**DESCRIPTION OF THE TASK**
Repeat exactly the lines from the start of the material below up to and including the "import plotly.graph_objects as go" line.

**SUPPLIED DATA**

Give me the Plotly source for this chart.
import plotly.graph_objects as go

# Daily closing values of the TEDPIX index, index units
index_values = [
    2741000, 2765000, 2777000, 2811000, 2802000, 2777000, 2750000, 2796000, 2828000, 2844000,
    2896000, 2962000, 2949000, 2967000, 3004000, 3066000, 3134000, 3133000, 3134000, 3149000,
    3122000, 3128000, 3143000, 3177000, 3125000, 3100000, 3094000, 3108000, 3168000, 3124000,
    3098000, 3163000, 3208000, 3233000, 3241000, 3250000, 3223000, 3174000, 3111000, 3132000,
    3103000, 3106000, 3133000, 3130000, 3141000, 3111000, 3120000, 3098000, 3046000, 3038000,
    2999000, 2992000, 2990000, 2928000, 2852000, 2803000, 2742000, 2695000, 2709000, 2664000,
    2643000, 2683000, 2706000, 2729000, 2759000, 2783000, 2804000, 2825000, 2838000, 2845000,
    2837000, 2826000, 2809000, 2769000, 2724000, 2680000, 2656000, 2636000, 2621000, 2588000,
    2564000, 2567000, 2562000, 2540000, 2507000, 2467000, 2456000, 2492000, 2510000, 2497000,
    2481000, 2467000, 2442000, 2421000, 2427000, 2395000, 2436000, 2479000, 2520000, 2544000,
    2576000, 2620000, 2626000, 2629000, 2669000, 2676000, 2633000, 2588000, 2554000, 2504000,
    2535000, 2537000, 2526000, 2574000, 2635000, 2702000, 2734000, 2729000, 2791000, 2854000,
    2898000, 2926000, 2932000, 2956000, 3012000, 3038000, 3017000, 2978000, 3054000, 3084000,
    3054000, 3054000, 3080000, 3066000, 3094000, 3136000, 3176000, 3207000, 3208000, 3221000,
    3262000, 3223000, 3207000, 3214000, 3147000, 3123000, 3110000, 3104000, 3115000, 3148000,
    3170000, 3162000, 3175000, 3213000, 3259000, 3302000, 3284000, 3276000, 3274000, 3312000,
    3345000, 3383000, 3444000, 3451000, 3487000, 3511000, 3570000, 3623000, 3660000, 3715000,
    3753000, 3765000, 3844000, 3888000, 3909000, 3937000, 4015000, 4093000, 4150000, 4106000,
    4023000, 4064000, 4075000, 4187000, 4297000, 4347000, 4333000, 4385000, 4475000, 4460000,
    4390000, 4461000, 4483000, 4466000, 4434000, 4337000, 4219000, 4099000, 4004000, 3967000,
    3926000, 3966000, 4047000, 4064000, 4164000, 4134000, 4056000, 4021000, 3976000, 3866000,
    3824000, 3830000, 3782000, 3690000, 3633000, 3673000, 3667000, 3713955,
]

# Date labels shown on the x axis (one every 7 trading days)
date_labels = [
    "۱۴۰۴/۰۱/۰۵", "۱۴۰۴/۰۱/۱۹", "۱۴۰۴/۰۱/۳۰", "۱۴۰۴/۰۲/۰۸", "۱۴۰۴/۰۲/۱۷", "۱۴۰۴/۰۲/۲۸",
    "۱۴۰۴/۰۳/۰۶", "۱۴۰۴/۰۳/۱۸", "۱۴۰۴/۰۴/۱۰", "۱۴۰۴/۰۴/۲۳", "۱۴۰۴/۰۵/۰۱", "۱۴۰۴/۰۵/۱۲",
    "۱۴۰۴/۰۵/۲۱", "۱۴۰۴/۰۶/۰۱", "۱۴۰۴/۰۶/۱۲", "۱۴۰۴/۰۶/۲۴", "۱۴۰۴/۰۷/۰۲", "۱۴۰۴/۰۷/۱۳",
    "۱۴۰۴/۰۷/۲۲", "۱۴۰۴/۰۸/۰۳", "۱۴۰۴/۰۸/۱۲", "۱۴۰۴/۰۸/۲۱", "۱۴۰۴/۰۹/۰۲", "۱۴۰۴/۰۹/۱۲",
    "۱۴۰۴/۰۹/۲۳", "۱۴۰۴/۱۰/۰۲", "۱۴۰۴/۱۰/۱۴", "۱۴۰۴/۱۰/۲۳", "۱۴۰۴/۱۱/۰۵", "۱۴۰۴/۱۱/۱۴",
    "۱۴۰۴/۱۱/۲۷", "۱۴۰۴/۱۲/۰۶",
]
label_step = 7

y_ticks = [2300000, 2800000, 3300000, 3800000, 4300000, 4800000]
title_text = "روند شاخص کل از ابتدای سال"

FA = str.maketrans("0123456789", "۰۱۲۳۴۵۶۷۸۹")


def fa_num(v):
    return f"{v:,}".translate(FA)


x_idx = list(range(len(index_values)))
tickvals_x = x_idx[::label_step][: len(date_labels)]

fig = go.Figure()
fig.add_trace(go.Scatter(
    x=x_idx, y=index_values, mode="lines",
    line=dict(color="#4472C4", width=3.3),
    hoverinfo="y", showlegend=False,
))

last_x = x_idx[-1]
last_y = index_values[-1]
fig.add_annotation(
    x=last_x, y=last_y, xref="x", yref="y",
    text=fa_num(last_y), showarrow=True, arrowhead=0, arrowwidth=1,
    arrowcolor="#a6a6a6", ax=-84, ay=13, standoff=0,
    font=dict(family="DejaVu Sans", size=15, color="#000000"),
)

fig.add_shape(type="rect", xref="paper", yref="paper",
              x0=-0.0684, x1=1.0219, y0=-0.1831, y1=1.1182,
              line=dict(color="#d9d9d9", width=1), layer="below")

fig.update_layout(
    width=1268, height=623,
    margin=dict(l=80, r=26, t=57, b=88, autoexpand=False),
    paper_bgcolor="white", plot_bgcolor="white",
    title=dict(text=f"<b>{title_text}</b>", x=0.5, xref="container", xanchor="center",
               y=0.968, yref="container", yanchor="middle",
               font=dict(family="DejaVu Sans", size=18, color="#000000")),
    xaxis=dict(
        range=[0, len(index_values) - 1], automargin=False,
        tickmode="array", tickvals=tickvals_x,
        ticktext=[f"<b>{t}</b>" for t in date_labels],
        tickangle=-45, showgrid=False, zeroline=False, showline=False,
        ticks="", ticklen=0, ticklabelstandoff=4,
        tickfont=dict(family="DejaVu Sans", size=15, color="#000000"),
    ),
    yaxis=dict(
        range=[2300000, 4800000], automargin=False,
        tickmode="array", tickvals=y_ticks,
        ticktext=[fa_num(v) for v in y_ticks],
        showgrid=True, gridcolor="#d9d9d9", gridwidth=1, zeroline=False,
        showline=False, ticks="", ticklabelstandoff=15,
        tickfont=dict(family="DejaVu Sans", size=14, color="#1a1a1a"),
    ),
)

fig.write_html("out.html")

**RESPONSE**
Give me the Plotly source for this chart.
import plotly.graph_objects as go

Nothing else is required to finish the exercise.